- _SUPPLIED DATA_:
────────────────────────────────────────

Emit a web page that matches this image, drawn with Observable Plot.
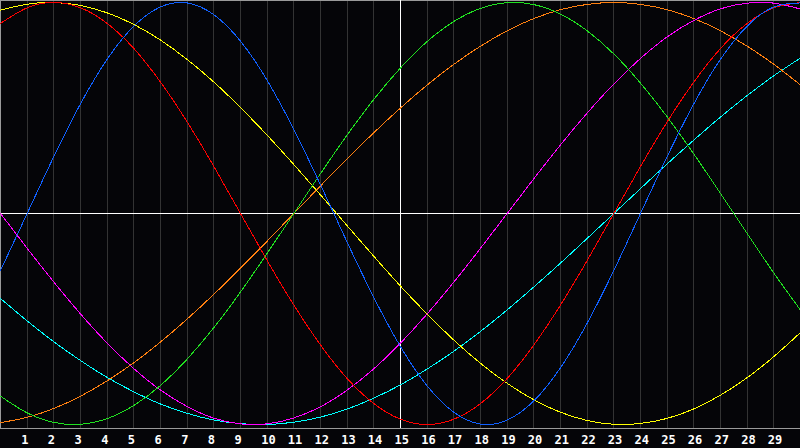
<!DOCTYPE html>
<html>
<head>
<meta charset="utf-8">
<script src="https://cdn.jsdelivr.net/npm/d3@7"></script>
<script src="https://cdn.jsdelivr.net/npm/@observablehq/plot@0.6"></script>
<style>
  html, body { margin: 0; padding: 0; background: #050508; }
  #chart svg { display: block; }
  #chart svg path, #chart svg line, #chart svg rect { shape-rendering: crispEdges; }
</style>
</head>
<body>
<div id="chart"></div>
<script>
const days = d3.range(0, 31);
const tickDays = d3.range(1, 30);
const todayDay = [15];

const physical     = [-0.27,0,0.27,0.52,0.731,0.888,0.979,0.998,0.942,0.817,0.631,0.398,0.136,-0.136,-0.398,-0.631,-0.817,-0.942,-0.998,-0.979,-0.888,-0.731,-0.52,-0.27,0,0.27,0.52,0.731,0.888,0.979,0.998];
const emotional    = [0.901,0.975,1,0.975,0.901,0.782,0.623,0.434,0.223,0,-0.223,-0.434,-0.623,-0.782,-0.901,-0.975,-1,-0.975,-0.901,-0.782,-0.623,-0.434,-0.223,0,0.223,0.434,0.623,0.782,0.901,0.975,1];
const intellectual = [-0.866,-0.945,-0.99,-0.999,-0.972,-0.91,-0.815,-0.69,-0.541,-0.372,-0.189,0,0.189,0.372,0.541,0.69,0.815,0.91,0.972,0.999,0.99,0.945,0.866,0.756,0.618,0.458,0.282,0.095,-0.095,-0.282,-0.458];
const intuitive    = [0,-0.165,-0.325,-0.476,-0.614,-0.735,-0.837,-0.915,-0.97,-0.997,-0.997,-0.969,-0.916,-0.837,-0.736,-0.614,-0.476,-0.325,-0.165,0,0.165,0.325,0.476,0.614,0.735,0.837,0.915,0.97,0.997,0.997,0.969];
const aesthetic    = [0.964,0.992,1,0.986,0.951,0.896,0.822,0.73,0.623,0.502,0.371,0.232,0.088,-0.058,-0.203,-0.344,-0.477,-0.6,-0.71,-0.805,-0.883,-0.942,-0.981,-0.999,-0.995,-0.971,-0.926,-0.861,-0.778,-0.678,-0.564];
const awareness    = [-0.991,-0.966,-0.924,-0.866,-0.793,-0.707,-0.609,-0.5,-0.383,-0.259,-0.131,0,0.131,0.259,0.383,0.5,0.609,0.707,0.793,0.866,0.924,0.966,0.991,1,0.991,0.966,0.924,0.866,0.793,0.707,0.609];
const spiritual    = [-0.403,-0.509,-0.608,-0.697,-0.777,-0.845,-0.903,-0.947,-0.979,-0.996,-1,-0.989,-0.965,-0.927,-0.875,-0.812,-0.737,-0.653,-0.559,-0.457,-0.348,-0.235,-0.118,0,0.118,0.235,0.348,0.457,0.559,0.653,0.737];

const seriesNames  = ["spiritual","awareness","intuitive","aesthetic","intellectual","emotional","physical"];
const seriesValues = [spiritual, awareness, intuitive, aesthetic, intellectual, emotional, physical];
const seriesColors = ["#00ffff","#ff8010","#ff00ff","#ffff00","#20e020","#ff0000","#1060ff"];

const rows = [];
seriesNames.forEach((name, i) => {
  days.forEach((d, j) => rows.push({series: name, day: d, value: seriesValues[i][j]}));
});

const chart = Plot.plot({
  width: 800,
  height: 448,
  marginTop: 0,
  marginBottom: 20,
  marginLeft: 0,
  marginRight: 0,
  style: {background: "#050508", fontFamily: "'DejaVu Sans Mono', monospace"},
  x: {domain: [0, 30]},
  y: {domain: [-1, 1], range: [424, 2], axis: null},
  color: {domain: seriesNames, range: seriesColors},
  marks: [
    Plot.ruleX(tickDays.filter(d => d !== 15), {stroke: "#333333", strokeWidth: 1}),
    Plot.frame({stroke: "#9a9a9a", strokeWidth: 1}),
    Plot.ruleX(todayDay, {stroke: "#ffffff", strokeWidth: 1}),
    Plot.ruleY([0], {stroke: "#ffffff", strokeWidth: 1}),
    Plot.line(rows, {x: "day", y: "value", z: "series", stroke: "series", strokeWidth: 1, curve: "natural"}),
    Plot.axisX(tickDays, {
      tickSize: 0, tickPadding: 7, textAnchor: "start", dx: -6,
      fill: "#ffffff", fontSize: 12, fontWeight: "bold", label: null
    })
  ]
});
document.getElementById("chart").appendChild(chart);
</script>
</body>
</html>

────────────────────────────────────────

- _PROBLEM TO WORK ON_:
Give again, exactly, the lines from the start of the data through the one holding "const todayDay = [15];"; omit the pictures.

- _FINAL ANSWER_:
Emit a web page that matches this image, drawn with Observable Plot.
<!DOCTYPE html>
<html>
<head>
<meta charset="utf-8">
<script src="https://cdn.jsdelivr.net/npm/d3@7"></script>
<script src="https://cdn.jsdelivr.net/npm/@observablehq/plot@0.6"></script>
<style>
  html, body { margin: 0; padding: 0; background: #050508; }
  #chart svg { display: block; }
  #chart svg path, #chart svg line, #chart svg rect { shape-rendering: crispEdges; }
</style>
</head>
<body>
<div id="chart"></div>
<script>
const days = d3.range(0, 31);
const tickDays = d3.range(1, 30);
const todayDay = [15];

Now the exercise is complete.